• _What to produce_: Write out, word for word, every line from the first one through the line that holds "yr = [-0.04 * ymax, 1.04 * ymax]", and nothing else; skip the pictures.

• _Collected data_:
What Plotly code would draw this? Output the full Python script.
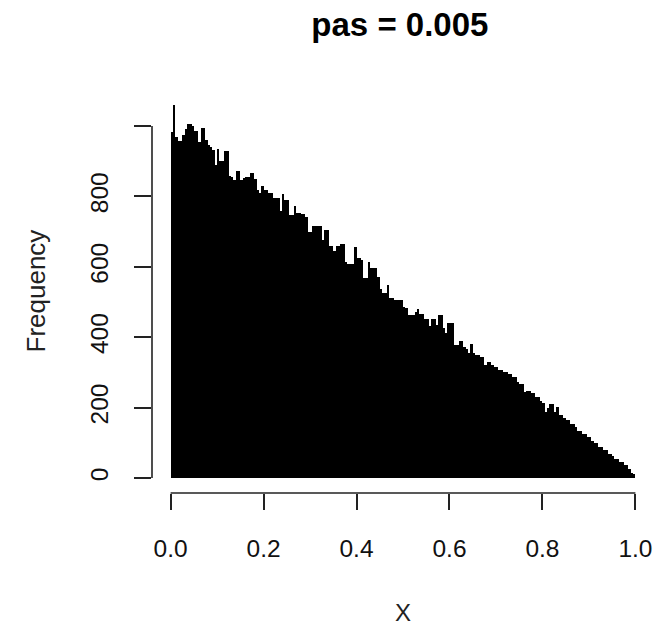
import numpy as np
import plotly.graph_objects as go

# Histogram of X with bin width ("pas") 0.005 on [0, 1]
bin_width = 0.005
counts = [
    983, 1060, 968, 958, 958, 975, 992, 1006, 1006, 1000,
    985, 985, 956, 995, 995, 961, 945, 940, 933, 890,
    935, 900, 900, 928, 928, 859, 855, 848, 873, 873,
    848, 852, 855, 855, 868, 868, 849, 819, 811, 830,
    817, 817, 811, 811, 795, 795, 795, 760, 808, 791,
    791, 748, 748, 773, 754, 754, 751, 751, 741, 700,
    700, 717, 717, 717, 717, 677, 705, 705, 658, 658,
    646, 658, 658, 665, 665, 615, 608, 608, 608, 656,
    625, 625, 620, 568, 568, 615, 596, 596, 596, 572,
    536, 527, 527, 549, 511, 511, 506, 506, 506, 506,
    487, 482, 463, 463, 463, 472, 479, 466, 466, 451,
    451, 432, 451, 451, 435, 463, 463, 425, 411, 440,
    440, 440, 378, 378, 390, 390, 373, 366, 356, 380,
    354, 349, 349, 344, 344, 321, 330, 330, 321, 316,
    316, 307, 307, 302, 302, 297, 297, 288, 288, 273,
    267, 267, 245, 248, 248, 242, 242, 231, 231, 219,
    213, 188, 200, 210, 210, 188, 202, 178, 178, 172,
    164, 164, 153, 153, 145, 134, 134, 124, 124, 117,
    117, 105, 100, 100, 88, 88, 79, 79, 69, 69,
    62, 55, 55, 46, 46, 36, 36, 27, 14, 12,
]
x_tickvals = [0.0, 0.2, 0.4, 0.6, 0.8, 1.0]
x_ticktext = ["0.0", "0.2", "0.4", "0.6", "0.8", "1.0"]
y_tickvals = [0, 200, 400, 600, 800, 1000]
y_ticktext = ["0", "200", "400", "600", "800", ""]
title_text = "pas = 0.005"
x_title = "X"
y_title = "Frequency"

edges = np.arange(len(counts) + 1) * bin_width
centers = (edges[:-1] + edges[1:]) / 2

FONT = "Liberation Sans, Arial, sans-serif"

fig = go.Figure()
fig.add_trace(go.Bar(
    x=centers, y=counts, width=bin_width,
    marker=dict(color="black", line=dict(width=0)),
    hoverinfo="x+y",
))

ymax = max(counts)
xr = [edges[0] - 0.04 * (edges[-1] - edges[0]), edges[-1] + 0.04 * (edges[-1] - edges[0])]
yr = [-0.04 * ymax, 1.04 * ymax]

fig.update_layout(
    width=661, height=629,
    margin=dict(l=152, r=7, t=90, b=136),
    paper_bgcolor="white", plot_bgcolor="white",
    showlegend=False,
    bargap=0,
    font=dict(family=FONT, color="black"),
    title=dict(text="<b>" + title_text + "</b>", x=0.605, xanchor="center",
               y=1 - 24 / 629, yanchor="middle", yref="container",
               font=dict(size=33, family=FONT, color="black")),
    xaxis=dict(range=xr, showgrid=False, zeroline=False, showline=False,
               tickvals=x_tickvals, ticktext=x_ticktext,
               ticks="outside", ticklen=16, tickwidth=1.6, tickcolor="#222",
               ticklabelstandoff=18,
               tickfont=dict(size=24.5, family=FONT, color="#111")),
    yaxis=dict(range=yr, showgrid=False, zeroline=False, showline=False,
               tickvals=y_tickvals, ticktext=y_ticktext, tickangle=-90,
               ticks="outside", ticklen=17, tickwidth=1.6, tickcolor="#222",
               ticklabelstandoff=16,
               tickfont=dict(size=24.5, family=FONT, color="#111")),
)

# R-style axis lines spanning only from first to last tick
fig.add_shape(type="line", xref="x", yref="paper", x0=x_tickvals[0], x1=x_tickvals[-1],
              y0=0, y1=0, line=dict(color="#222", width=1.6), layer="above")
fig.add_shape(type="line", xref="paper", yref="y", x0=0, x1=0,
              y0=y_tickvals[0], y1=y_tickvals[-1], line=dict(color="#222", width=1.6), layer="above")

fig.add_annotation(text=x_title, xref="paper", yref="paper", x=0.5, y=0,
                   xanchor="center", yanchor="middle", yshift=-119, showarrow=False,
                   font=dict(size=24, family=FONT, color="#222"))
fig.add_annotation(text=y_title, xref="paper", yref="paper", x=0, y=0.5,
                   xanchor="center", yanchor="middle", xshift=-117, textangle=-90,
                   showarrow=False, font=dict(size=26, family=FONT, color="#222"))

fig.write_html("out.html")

• _Exercise result_:
What Plotly code would draw this? Output the full Python script.
import numpy as np
import plotly.graph_objects as go

# Histogram of X with bin width ("pas") 0.005 on [0, 1]
bin_width = 0.005
counts = [
    983, 1060, 968, 958, 958, 975, 992, 1006, 1006, 1000,
    985, 985, 956, 995, 995, 961, 945, 940, 933, 890,
    935, 900, 900, 928, 928, 859, 855, 848, 873, 873,
    848, 852, 855, 855, 868, 868, 849, 819, 811, 830,
    817, 817, 811, 811, 795, 795, 795, 760, 808, 791,
    791, 748, 748, 773, 754, 754, 751, 751, 741, 700,
    700, 717, 717, 717, 717, 677, 705, 705, 658, 658,
    646, 658, 658, 665, 665, 615, 608, 608, 608, 656,
    625, 625, 620, 568, 568, 615, 596, 596, 596, 572,
    536, 527, 527, 549, 511, 511, 506, 506, 506, 506,
    487, 482, 463, 463, 463, 472, 479, 466, 466, 451,
    451, 432, 451, 451, 435, 463, 463, 425, 411, 440,
    440, 440, 378, 378, 390, 390, 373, 366, 356, 380,
    354, 349, 349, 344, 344, 321, 330, 330, 321, 316,
    316, 307, 307, 302, 302, 297, 297, 288, 288, 273,
    267, 267, 245, 248, 248, 242, 242, 231, 231, 219,
    213, 188, 200, 210, 210, 188, 202, 178, 178, 172,
    164, 164, 153, 153, 145, 134, 134, 124, 124, 117,
    117, 105, 100, 100, 88, 88, 79, 79, 69, 69,
    62, 55, 55, 46, 46, 36, 36, 27, 14, 12,
]
x_tickvals = [0.0, 0.2, 0.4, 0.6, 0.8, 1.0]
x_ticktext = ["0.0", "0.2", "0.4", "0.6", "0.8", "1.0"]
y_tickvals = [0, 200, 400, 600, 800, 1000]
y_ticktext = ["0", "200", "400", "600", "800", ""]
title_text = "pas = 0.005"
x_title = "X"
y_title = "Frequency"

edges = np.arange(len(counts) + 1) * bin_width
centers = (edges[:-1] + edges[1:]) / 2

FONT = "Liberation Sans, Arial, sans-serif"

fig = go.Figure()
fig.add_trace(go.Bar(
    x=centers, y=counts, width=bin_width,
    marker=dict(color="black", line=dict(width=0)),
    hoverinfo="x+y",
))

ymax = max(counts)
xr = [edges[0] - 0.04 * (edges[-1] - edges[0]), edges[-1] + 0.04 * (edges[-1] - edges[0])]
yr = [-0.04 * ymax, 1.04 * ymax]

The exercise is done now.